▶ **Given data**
'''
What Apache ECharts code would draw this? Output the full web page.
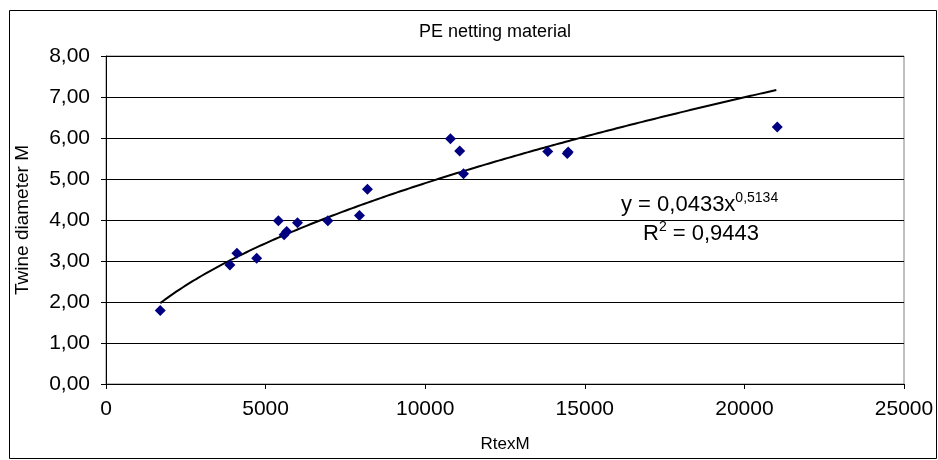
<!DOCTYPE html>
<html>
<head>
<meta charset="utf-8">
<script src="https://cdn.jsdelivr.net/npm/echarts@6/dist/echarts.min.js"></script>
<style>html,body{margin:0;padding:0;background:#fff;}#c{width:938px;height:460px;}</style>
</head>
<body>
<div id="c"></div>
<script>
var chartTitle = 'PE netting material';
var xName = 'RtexM';
var yName = 'Twine diameter M';
var rtexM = [1700, 3880, 4100, 4720, 5400, 5580, 5660, 6000, 6950, 7940, 8190, 10790, 11080, 11200, 13840, 14450, 14480, 21030];
var twineDiameter = [1.79, 2.90, 3.19, 3.07, 3.98, 3.64, 3.72, 3.93, 3.98, 4.11, 4.75, 5.98, 5.68, 5.13, 5.67, 5.62, 5.66, 6.27];
var trendCoef = 0.0433;
var trendExp = 0.5134;
var rSquared = '0,9443';
var trendRange = [1700, 21000];

var scatterData = rtexM.map(function (x, i) { return [x, twineDiameter[i]]; });
var trendData = [];
for (var x = trendRange[0]; x <= trendRange[1]; x += 100) {
  trendData.push([x, trendCoef * Math.pow(x, trendExp)]);
}
function comma(v, d) { return v.toFixed(d).replace('.', ','); }

var font = 'Liberation Sans, Arial, sans-serif';
var chart = echarts.init(document.getElementById('c'), null, {renderer: 'canvas'});
chart.setOption({
  animation: false,
  backgroundColor: '#fff',
  title: {
    text: chartTitle, left: 490, top: 18, textAlign: 'center',
    textStyle: {fontFamily: font, fontSize: 18, fontWeight: 'normal', color: '#000'}
  },
  grid: {left: 106, top: 56, right: 34, bottom: 76, show: true, borderColor: '#808080', borderWidth: 1},
  xAxis: {
    type: 'value', min: 0, max: 25000, interval: 5000,
    name: xName, nameLocation: 'middle', nameGap: 52,
    nameTextStyle: {fontFamily: font, fontSize: 17, color: '#000'},
    axisLine: {show: true, lineStyle: {color: '#000', width: 1}},
    axisTick: {show: true, inside: false, length: 5, lineStyle: {color: '#000'}},
    axisLabel: {fontFamily: font, fontSize: 21, color: '#000', margin: 15, formatter: function (v) { return String(v); }},
    splitLine: {show: false}
  },
  yAxis: {
    type: 'value', min: 0, max: 8, interval: 1,
    name: yName, nameLocation: 'middle', nameGap: 74, nameRotate: 90,
    nameTextStyle: {fontFamily: font, fontSize: 19, color: '#000'},
    axisLine: {show: true, lineStyle: {color: '#000', width: 1}},
    axisTick: {show: true, inside: false, length: 5, lineStyle: {color: '#000'}},
    axisLabel: {fontFamily: font, fontSize: 21, color: '#000', margin: 16, formatter: function (v) { return comma(v, 2); }},
    splitLine: {show: true, lineStyle: {color: '#000', width: 1}}
  },
  series: [
    {
      type: 'line', data: trendData, showSymbol: false, symbol: 'none', smooth: false,
      lineStyle: {color: '#000', width: 2}, z: 2
    },
    {
      type: 'scatter', data: scatterData, symbol: 'diamond', symbolSize: 11,
      itemStyle: {color: '#000080', opacity: 1}, z: 3
    }
  ],
  graphic: [
    {type: 'rect', shape: {x: 9.5, y: 10.5, width: 927, height: 448}, style: {fill: null, stroke: '#000', lineWidth: 1}, silent: true},
    {
      type: 'text', left: 621, top: 191,
      style: {
        text: '{b|y = ' + comma(trendCoef, 4) + 'x}{s|' + comma(trendExp, 4) + '}',
        rich: {
          b: {fontFamily: font, fontSize: 22, color: '#000', lineHeight: 28},
          s: {fontFamily: font, fontSize: 14, color: '#000', lineHeight: 28, padding: [0, 0, 14, 0]}
        }
      }
    },
    {
      type: 'text', left: 643, top: 220,
      style: {
        text: '{b|R}{s|2}{b| = ' + rSquared + '}',
        rich: {
          b: {fontFamily: font, fontSize: 22, color: '#000', lineHeight: 28},
          s: {fontFamily: font, fontSize: 14, color: '#000', lineHeight: 28, padding: [0, 0, 14, 0]}
        }
      }
    }
  ]
});
</script>
</body>
</html>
'''
Write out the full listing verbatim, excluding its pictures.

What Apache ECharts code would draw this? Output the full web page.
<!DOCTYPE html>
<html>
<head>
<meta charset="utf-8">
<script src="https://cdn.jsdelivr.net/npm/echarts@6/dist/echarts.min.js"></script>
<style>html,body{margin:0;padding:0;background:#fff;}#c{width:938px;height:460px;}</style>
</head>
<body>
<div id="c"></div>
<script>
var chartTitle = 'PE netting material';
var xName = 'RtexM';
var yName = 'Twine diameter M';
var rtexM = [1700, 3880, 4100, 4720, 5400, 5580, 5660, 6000, 6950, 7940, 8190, 10790, 11080, 11200, 13840, 14450, 14480, 21030];
var twineDiameter = [1.79, 2.90, 3.19, 3.07, 3.98, 3.64, 3.72, 3.93, 3.98, 4.11, 4.75, 5.98, 5.68, 5.13, 5.67, 5.62, 5.66, 6.27];
var trendCoef = 0.0433;
var trendExp = 0.5134;
var rSquared = '0,9443';
var trendRange = [1700, 21000];

var scatterData = rtexM.map(function (x, i) { return [x, twineDiameter[i]]; });
var trendData = [];
for (var x = trendRange[0]; x <= trendRange[1]; x += 100) {
  trendData.push([x, trendCoef * Math.pow(x, trendExp)]);
}
function comma(v, d) { return v.toFixed(d).replace('.', ','); }

var font = 'Liberation Sans, Arial, sans-serif';
var chart = echarts.init(document.getElementById('c'), null, {renderer: 'canvas'});
chart.setOption({
  animation: false,
  backgroundColor: '#fff',
  title: {
    text: chartTitle, left: 490, top: 18, textAlign: 'center',
    textStyle: {fontFamily: font, fontSize: 18, fontWeight: 'normal', color: '#000'}
  },
  grid: {left: 106, top: 56, right: 34, bottom: 76, show: true, borderColor: '#808080', borderWidth: 1},
  xAxis: {
    type: 'value', min: 0, max: 25000, interval: 5000,
    name: xName, nameLocation: 'middle', nameGap: 52,
    nameTextStyle: {fontFamily: font, fontSize: 17, color: '#000'},
    axisLine: {show: true, lineStyle: {color: '#000', width: 1}},
    axisTick: {show: true, inside: false, length: 5, lineStyle: {color: '#000'}},
    axisLabel: {fontFamily: font, fontSize: 21, color: '#000', margin: 15, formatter: function (v) { return String(v); }},
    splitLine: {show: false}
  },
  yAxis: {
    type: 'value', min: 0, max: 8, interval: 1,
    name: yName, nameLocation: 'middle', nameGap: 74, nameRotate: 90,
    nameTextStyle: {fontFamily: font, fontSize: 19, color: '#000'},
    axisLine: {show: true, lineStyle: {color: '#000', width: 1}},
    axisTick: {show: true, inside: false, length: 5, lineStyle: {color: '#000'}},
    axisLabel: {fontFamily: font, fontSize: 21, color: '#000', margin: 16, formatter: function (v) { return comma(v, 2); }},
    splitLine: {show: true, lineStyle: {color: '#000', width: 1}}
  },
  series: [
    {
      type: 'line', data: trendData, showSymbol: false, symbol: 'none', smooth: false,
      lineStyle: {color: '#000', width: 2}, z: 2
    },
    {
      type: 'scatter', data: scatterData, symbol: 'diamond', symbolSize: 11,
      itemStyle: {color: '#000080', opacity: 1}, z: 3
    }
  ],
  graphic: [
    {type: 'rect', shape: {x: 9.5, y: 10.5, width: 927, height: 448}, style: {fill: null, stroke: '#000', lineWidth: 1}, silent: true},
    {
      type: 'text', left: 621, top: 191,
      style: {
        text: '{b|y = ' + comma(trendCoef, 4) + 'x}{s|' + comma(trendExp, 4) + '}',
        rich: {
          b: {fontFamily: font, fontSize: 22, color: '#000', lineHeight: 28},
          s: {fontFamily: font, fontSize: 14, color: '#000', lineHeight: 28, padding: [0, 0, 14, 0]}
        }
      }
    },
    {
      type: 'text', left: 643, top: 220,
      style: {
        text: '{b|R}{s|2}{b| = ' + rSquared + '}',
        rich: {
          b: {fontFamily: font, fontSize: 22, color: '#000', lineHeight: 28},
          s: {fontFamily: font, fontSize: 14, color: '#000', lineHeight: 28, padding: [0, 0, 14, 0]}
        }
      }
    }
  ]
});
</script>
</body>
</html>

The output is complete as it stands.